Dans le credo, nous affirmons notre foi dans la communion des saints, dans la résurrection de la chair, dans la vie éternelle. Les brèves paroles de Jésus sur l’état de ceux qui, au-delà de la mort, participeront à sa vie de Ressuscité dans leur propre corps, permettent de compléter la théologie du corps dans ses lignes essentielles. “A la résurrection, on ne prendra ni femme ni mari”. Le monde futur est donc marqué par un seuil vraiment nouveau, puisque le mariage, l’union des deux en une seule chair et la fécondité - qui font partie de l’expérience historique de l’homme selon la volonté du Créateur - n’y ont plus leur raison d’être.

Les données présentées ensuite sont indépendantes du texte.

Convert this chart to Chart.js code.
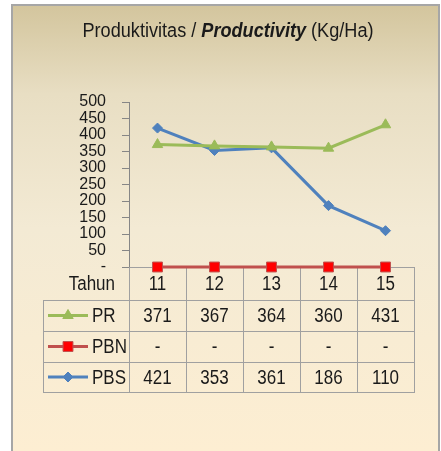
<!DOCTYPE html>
<html>
<head>
<meta charset="utf-8">
<script src="https://cdn.jsdelivr.net/npm/chart.js@4.4.1/dist/chart.umd.min.js"></script>
<style>
  html, body { margin: 0; padding: 0; background: #ffffff; }
  canvas { display: block; }
</style>
</head>
<body>
<canvas id="c" width="441" height="451"></canvas>
<script>
// ---- data ----
const categories = ['11', '12', '13', '14', '15'];
const seriesNames = ['PR', 'PBN', 'PBS'];
const prValues = [371, 367, 364, 360, 431];
const pbnValues = [0, 0, 0, 0, 0];
const pbsValues = [421, 353, 361, 186, 110];
const yTickMax = 500;
const yTickStep = 50;
const axisTitle = 'Tahun';
const titleParts = [
  { text: 'Produktivitas / ', style: '' },
  { text: 'Productivity', style: 'italic bold ' },
  { text: ' (Kg/Ha)', style: '' }
];

const FONT = '"Liberation Sans", Arial, sans-serif';
const GRID = '#a0a0a0';
const TEXT = '#1a1a1a';
const SX = 0.85; // horizontal condensing to mimic a narrow face

const colors = {
  PR: { line: '#9bbb59', fill: '#9bbb59', style: 'triangle', r: 6 },
  PBN: { line: '#c0504d', fill: '#ff0000', style: 'rect', r: 7 },
  PBS: { line: '#4f81bd', fill: '#4f81bd', style: 'rectRot', r: 5 }
};
const seriesValues = [prValues, pbnValues, pbsValues];

function fmt(v) { return v === 0 ? '-' : String(v); }

function narrowText(ctx, text, x, y, align, sx) {
  ctx.save();
  ctx.translate(x, y);
  ctx.scale(sx, 1);
  ctx.textAlign = align;
  ctx.fillText(text, 0, 0);
  ctx.restore();
}

const framePlugin = {
  id: 'frame',
  beforeDraw(chart) {
    const ctx = chart.ctx;
    ctx.save();
    ctx.fillStyle = '#ffffff';
    ctx.fillRect(0, 0, chart.width, chart.height);
    const g = ctx.createLinearGradient(0, 5, 0, 451);
    g.addColorStop(0, '#d3c59d');
    g.addColorStop(0.2, '#e8dec3');
    g.addColorStop(0.5, '#f3ead4');
    g.addColorStop(1, '#fdeed2');
    ctx.fillStyle = g;
    ctx.fillRect(12, 5, 427, 460);
    ctx.strokeStyle = '#a6a6a6';
    ctx.lineWidth = 2;
    ctx.strokeRect(12, 5, 427, 470);
    // title
    let total = 0;
    const parts = titleParts.map(p => {
      ctx.font = p.style + '20px ' + FONT;
      const w = ctx.measureText(p.text).width;
      total += w;
      return { ...p, w };
    });
    const sx = 291 / total;
    let x = 228 - 291 / 2;
    ctx.fillStyle = TEXT;
    ctx.textBaseline = 'alphabetic';
    parts.forEach(p => {
      ctx.font = p.style + '20px ' + FONT;
      narrowText(ctx, p.text, x, 37, 'left', sx);
      x += p.w * sx;
    });
    ctx.restore();
  },
  beforeDatasetsDraw(chart) {
    const ctx = chart.ctx;
    const area = chart.chartArea;
    const xs = chart.scales.x;
    const n = categories.length;
    const colW = (area.right - area.left) / n;
    const top = area.bottom;
    const rowH = [33, 31, 31, 30];
    const rows = [top];
    rowH.forEach(h => rows.push(rows[rows.length - 1] + h));
    const tableLeft = 43;
    ctx.save();
    ctx.strokeStyle = GRID;
    ctx.lineWidth = 1;
    ctx.beginPath();
    ctx.moveTo(area.left, top + 0.5);
    ctx.lineTo(area.right + 0.5, top + 0.5);
    for (let i = 0; i <= n; i++) {
      const vx = Math.round(area.left + i * colW) + 0.5;
      ctx.moveTo(vx, top);
      ctx.lineTo(vx, rows[4] + 0.5);
    }
    for (let r = 1; r <= 4; r++) {
      ctx.moveTo(tableLeft, rows[r] + 0.5);
      ctx.lineTo(area.right + 1, rows[r] + 0.5);
    }
    ctx.moveTo(tableLeft + 0.5, rows[1]);
    ctx.lineTo(tableLeft + 0.5, rows[4] + 0.5);
    ctx.stroke();

    ctx.fillStyle = TEXT;
    ctx.font = '20px ' + FONT;
    ctx.textBaseline = 'middle';
    narrowText(ctx, axisTitle, 115, (rows[0] + rows[1]) / 2 + 1, 'right', SX);
    categories.forEach((c, i) => {
      narrowText(ctx, c, xs.getPixelForValue(i), (rows[0] + rows[1]) / 2 + 1, 'center', SX);
    });
    seriesNames.forEach((name, s) => {
      const cy = (rows[s + 1] + rows[s + 2]) / 2 + 1;
      seriesValues[s].forEach((v, i) => {
        narrowText(ctx, fmt(v), xs.getPixelForValue(i), cy, 'center', SX);
      });
      narrowText(ctx, name, 92, cy, 'left', SX);
      const k = colors[name];
      const ky = cy - 1;
      ctx.save();
      ctx.strokeStyle = k.line;
      ctx.lineWidth = 3;
      ctx.beginPath();
      ctx.moveTo(48, ky);
      ctx.lineTo(88, ky);
      ctx.stroke();
      ctx.fillStyle = k.fill;
      ctx.strokeStyle = name === 'PBN' ? '#c0504d' : k.fill;
      ctx.lineWidth = 1;
      Chart.helpers.drawPoint(ctx, { pointStyle: k.style, radius: k.r, rotation: 0, borderWidth: 1 }, 68, ky);
      ctx.restore();
    });
    ctx.restore();
  }
};

function ds(label, data) {
  const k = colors[label];
  return {
    label, data,
    borderColor: k.line,
    backgroundColor: k.fill,
    borderWidth: 3,
    pointStyle: k.style,
    pointRadius: k.r,
    pointBackgroundColor: k.fill,
    pointBorderColor: label === 'PBN' ? '#c0504d' : k.fill,
    pointBorderWidth: 1,
    tension: 0,
    clip: false
  };
}

new Chart(document.getElementById('c'), {
  type: 'line',
  data: {
    labels: categories,
    datasets: [ds('PR', prValues), ds('PBN', pbnValues), ds('PBS', pbsValues)]
  },
  options: {
    responsive: false,
    animation: false,
    devicePixelRatio: 1,
    layout: { padding: { top: 102, bottom: 184, left: 0, right: 27 } },
    plugins: { legend: { display: false }, title: { display: false }, tooltip: { enabled: false } },
    scales: {
      x: { display: false, offset: true },
      y: {
        min: 0, max: yTickMax,
        afterFit(scale) { scale.width = 129; },
        ticks: {
          stepSize: yTickStep,
          autoSkip: false,
          padding: 16,
          color: TEXT,
          font: { family: FONT, size: 16 },
          callback: v => v === 0 ? '-' : String(v)
        },
        grid: { drawOnChartArea: false, drawTicks: true, tickLength: 7, color: '#868686' },
        border: { display: true, color: '#868686', width: 1 }
      }
    }
  },
  plugins: [framePlugin]
});
</script>
</body>
</html>
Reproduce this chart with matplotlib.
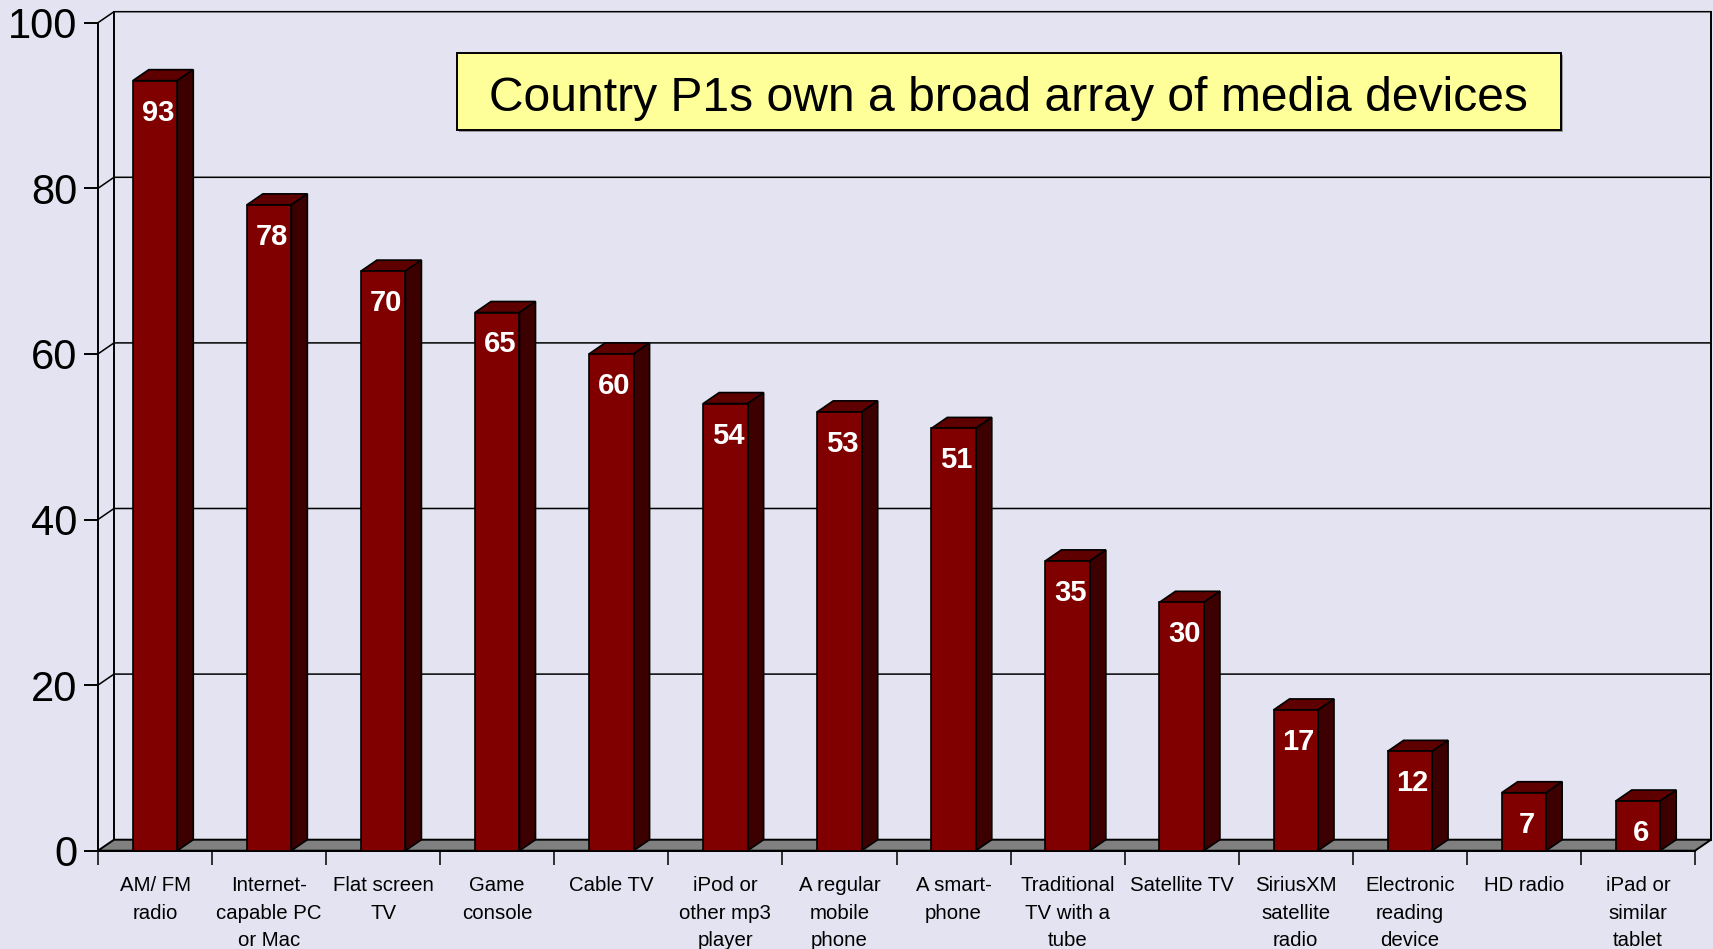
import matplotlib
matplotlib.use('Agg')
import matplotlib.pyplot as plt
from matplotlib.patches import Polygon, Rectangle
import numpy as np

# === 字體 ===
plt.rcParams['font.family'] = ['Liberation Sans', 'DejaVu Sans']

# === 資料 ===
categories = [
    "AM/ FM\nradio", "Internet-\ncapable PC\nor Mac", "Flat screen\nTV",
    "Game\nconsole", "Cable TV", "iPod or\nother mp3\nplayer",
    "A regular\nmobile\nphone", "A smart-\nphone", "Traditional\nTV with a\ntube",
    "Satellite TV", "SiriusXM\nsatellite\nradio", "Electronic\nreading\ndevice",
    "HD radio", "iPad or\nsimilar\ntablet",
]
values = [93, 78, 70, 65, 60, 54, 53, 51, 35, 30, 17, 12, 7, 6]
yticks = [0, 20, 40, 60, 80, 100]
title = "Country P1s own a broad array of media devices"

# === 樣式 ===
BG = '#E3E3F1'
FRONT = '#800000'
TOP = '#5E0000'
SIDE = '#3C0000'
FLOOR = '#808080'
DX, DY = 16, 11   # 3D depth offset (pixels)
BAR_W = 0.39
LW = 1.4

fig = plt.figure(figsize=(17.13, 9.49), dpi=100, facecolor=BG)
ax = fig.add_axes([98 / 1713, (949 - 850.7) / 949, 1597 / 1713, 828 / 949])
ax.set_facecolor('none')

n = len(values)
x = np.arange(n)
ax.set_xlim(-0.5, n - 0.5)
ax.set_ylim(0, 100)

# depth offset converted to data units
p = ax.transData.inverted().transform([(0, 0), (DX, DY)])
ddx, ddy = p[1] - p[0]

# back wall + gridlines
x0, x1 = -0.5, n - 0.5
for y in yticks[1:]:
    ax.plot([x0, x0 + ddx, x1 + ddx], [y, y + ddy, y + ddy],
            color='black', lw=1.1, zorder=1, clip_on=False)
ax.plot([x0 + ddx, x0 + ddx], [ddy, 100 + ddy], color='black', lw=LW, zorder=1, clip_on=False)
ax.plot([x1 + ddx, x1 + ddx], [ddy, 100 + ddy], color='black', lw=LW, zorder=1, clip_on=False)

# floor
ax.add_patch(Polygon([(x0, 0), (x1, 0), (x1 + ddx, ddy), (x0 + ddx, ddy)],
                     closed=True, facecolor=FLOOR, edgecolor='black', lw=LW,
                     zorder=2, clip_on=False))

# bars
for xi, v in zip(x, values):
    l, r = xi - BAR_W / 2, xi + BAR_W / 2
    ax.add_patch(Polygon([(l, v), (r, v), (r + ddx, v + ddy), (l + ddx, v + ddy)],
                         closed=True, facecolor=TOP, edgecolor='black', lw=1.2,
                         zorder=3, clip_on=False))
    ax.add_patch(Polygon([(r, 0), (r + ddx, ddy), (r + ddx, v + ddy), (r, v)],
                         closed=True, facecolor=SIDE, edgecolor='black', lw=1.2,
                         zorder=3, clip_on=False))
ax.bar(x, values, width=BAR_W, color=FRONT, edgecolor='black', lw=1.2, zorder=4)

for xi, v in zip(x, values):
    ax.annotate(str(v), (xi, v), xytext=(2, -23), textcoords='offset points',
                ha='center', va='center', color='white', fontsize=21,
                fontweight='bold', zorder=5)

# axes
for s in ['top', 'right']:
    ax.spines[s].set_visible(False)
ax.spines['left'].set_linewidth(LW)
ax.spines['bottom'].set_linewidth(LW)
ax.set_yticks(yticks)
ax.tick_params(axis='y', length=10, width=LW, pad=5, labelsize=30, direction='out')
ax.set_xticks(np.arange(n + 1) - 0.5)
ax.set_xticklabels([])
ax.tick_params(axis='x', which='major', length=10, width=1.1, direction='out')
ax.set_xticks(x, minor=True)
ax.set_xticklabels(categories, minor=True, fontsize=14.7, linespacing=1.55)
ax.tick_params(axis='x', which='minor', length=0, pad=18.5)

# title box
bl, br, bt, bb = 456.7 / 1713, 1561 / 1713, 1 - 52.7 / 949, 1 - 130 / 949
fig.patches.append(Rectangle((bl + 2 / 1713, bb - 2 / 949), br - bl, bt - bb,
                             transform=fig.transFigure, facecolor='#9a9a9a',
                             edgecolor='none', zorder=5))
fig.patches.append(Rectangle((bl, bb), br - bl, bt - bb, transform=fig.transFigure,
                             facecolor='#FFFF99', edgecolor='black', lw=1.4, zorder=6))
fig.text((bl + br) / 2, 1 - 111 / 949, title, ha='center', va='baseline',
         fontsize=34.6, zorder=7)

fig.savefig('out.png', dpi=100, facecolor=BG)
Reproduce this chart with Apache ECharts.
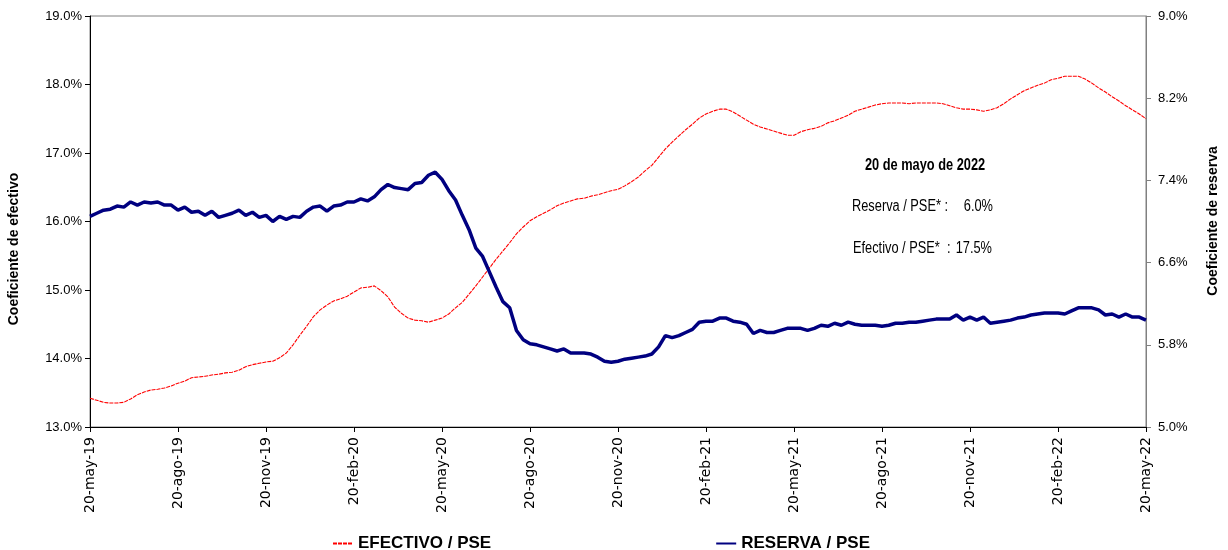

Mais en même temps, ce qui caractérise fondamentalement l’homme et la femme dans leur existence corporelle - et cela dans le dessein de Dieu manifesté dès le commencement, comme je l’avais longuement expliqué l’an dernier - demeurera dans la vie éternelle et s’y épanouira même d’une façon sublime, à savoir le fait d’exister avec son sens et sa valeur en soi, comme personne, homme ou femme, créée à la ressemblance de Dieu, et appelée à se réaliser dans la communion des personnes.

A tous les pèlerins et visiteurs de langue française, j’offre mes meilleurs vœux, avec ma Bénédiction Apostolique.